**OBJECTIVE:** Begin with the line that contains "Clone this chart in seaborn and matplotlib.", end with the line that contains "import pandas as pd", and extract exactly that stretch of lines.

**STORED ROWS:**
——————————
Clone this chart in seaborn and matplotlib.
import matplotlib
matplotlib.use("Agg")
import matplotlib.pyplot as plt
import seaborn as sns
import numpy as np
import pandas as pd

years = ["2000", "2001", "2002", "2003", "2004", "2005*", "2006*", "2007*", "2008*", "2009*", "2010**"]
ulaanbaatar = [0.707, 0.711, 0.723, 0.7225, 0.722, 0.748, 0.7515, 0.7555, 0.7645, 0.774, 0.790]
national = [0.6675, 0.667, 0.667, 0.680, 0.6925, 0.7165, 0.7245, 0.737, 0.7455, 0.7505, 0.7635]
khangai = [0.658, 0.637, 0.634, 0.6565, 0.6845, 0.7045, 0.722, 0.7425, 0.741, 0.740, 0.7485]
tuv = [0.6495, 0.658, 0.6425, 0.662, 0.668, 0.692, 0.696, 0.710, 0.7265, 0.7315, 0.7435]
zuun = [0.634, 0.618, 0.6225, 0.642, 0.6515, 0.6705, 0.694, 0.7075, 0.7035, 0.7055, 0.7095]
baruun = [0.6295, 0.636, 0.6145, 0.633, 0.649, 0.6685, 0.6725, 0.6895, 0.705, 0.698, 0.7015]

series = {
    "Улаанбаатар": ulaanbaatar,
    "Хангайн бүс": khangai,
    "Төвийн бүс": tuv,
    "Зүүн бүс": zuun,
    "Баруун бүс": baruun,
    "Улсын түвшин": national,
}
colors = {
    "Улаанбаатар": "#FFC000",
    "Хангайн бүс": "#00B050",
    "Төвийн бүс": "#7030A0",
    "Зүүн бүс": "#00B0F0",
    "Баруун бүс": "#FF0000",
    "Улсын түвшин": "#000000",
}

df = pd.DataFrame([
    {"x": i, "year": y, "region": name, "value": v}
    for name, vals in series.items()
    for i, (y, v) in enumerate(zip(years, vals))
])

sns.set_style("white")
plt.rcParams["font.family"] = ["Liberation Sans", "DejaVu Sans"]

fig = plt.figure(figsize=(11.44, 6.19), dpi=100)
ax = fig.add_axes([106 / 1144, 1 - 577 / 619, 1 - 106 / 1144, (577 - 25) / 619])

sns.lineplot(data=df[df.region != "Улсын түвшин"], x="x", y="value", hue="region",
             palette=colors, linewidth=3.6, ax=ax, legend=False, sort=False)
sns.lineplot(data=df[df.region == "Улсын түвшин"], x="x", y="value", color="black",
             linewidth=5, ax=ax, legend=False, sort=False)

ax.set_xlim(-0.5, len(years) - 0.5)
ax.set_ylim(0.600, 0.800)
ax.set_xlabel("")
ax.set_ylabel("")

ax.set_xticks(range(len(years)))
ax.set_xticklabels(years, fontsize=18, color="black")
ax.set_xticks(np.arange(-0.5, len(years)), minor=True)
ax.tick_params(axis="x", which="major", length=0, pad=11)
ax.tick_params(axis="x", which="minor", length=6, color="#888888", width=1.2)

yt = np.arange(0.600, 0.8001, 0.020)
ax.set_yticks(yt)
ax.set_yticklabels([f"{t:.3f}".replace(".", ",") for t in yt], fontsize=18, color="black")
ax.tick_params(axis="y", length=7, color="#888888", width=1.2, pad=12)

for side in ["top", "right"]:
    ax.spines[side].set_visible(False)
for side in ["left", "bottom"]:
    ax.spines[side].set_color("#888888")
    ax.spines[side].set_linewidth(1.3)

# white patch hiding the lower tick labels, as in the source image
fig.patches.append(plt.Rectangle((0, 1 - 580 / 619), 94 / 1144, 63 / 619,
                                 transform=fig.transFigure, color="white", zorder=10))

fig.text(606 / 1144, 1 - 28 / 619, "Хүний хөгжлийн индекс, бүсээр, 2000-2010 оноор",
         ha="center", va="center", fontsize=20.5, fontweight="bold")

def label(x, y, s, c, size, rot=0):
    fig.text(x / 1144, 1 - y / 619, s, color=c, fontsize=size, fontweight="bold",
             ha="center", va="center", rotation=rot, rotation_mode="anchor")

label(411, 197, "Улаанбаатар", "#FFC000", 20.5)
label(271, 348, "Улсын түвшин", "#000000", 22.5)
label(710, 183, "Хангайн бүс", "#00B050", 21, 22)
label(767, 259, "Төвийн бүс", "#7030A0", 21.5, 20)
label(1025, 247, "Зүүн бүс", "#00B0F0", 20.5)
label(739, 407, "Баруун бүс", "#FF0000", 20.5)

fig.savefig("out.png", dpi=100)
——————————
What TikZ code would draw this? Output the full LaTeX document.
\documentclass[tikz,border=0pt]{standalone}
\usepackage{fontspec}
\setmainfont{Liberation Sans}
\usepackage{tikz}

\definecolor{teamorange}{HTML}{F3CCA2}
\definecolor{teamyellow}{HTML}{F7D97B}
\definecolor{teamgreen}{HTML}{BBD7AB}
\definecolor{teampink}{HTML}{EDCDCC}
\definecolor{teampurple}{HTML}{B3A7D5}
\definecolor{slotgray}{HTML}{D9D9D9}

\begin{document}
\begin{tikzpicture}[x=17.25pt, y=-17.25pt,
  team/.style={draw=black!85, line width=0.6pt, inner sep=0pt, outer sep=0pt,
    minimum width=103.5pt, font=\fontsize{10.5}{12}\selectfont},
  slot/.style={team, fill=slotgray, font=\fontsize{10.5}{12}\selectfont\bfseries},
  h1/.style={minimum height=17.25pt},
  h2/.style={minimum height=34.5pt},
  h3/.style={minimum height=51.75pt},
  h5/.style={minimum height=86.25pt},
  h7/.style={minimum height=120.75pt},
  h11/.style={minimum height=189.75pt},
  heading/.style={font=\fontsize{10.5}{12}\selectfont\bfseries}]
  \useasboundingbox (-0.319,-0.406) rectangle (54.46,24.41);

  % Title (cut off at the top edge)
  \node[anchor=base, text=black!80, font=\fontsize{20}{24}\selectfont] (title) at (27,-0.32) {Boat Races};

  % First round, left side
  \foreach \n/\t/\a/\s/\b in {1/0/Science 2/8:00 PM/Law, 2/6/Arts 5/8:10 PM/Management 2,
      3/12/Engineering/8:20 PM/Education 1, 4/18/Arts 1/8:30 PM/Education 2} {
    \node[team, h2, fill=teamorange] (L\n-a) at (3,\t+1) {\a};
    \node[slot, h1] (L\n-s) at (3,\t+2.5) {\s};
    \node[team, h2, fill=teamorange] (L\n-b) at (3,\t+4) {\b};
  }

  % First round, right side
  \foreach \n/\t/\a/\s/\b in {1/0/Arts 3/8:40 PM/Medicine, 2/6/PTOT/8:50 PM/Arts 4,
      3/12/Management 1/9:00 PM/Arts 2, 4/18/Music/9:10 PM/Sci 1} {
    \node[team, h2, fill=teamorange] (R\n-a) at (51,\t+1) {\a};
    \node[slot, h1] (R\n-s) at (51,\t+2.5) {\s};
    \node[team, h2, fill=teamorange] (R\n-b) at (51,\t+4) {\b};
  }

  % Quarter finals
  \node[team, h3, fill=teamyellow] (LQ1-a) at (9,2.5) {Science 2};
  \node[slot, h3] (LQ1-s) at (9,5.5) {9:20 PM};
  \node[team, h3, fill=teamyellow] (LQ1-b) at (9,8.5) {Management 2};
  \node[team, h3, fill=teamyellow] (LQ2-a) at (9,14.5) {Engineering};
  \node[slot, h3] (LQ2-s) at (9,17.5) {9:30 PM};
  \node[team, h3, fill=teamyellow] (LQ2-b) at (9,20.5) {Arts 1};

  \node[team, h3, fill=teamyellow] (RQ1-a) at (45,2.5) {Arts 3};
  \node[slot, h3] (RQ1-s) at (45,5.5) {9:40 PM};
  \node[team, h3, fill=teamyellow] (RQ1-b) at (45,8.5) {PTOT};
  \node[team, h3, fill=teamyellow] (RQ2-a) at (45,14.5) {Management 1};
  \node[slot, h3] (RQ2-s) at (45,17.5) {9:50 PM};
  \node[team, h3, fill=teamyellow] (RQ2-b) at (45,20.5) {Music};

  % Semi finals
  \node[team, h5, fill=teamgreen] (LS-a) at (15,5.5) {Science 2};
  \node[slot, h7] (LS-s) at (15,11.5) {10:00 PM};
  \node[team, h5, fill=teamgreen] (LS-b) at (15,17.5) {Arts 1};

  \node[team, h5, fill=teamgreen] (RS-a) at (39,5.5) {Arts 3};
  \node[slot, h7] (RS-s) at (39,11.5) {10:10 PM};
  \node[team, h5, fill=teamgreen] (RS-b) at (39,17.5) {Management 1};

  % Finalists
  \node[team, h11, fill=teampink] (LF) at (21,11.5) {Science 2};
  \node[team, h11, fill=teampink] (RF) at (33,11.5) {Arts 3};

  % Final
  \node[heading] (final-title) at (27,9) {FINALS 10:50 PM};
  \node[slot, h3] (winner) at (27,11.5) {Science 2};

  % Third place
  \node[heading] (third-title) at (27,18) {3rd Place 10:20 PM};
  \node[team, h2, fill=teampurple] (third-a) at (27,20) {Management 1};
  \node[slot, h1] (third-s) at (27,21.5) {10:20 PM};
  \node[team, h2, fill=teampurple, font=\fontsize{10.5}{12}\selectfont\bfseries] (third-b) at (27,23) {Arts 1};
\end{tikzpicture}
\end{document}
——————————
**SOLUTION BELOW:**
Clone this chart in seaborn and matplotlib.
import matplotlib
matplotlib.use("Agg")
import matplotlib.pyplot as plt
import seaborn as sns
import numpy as np
import pandas as pd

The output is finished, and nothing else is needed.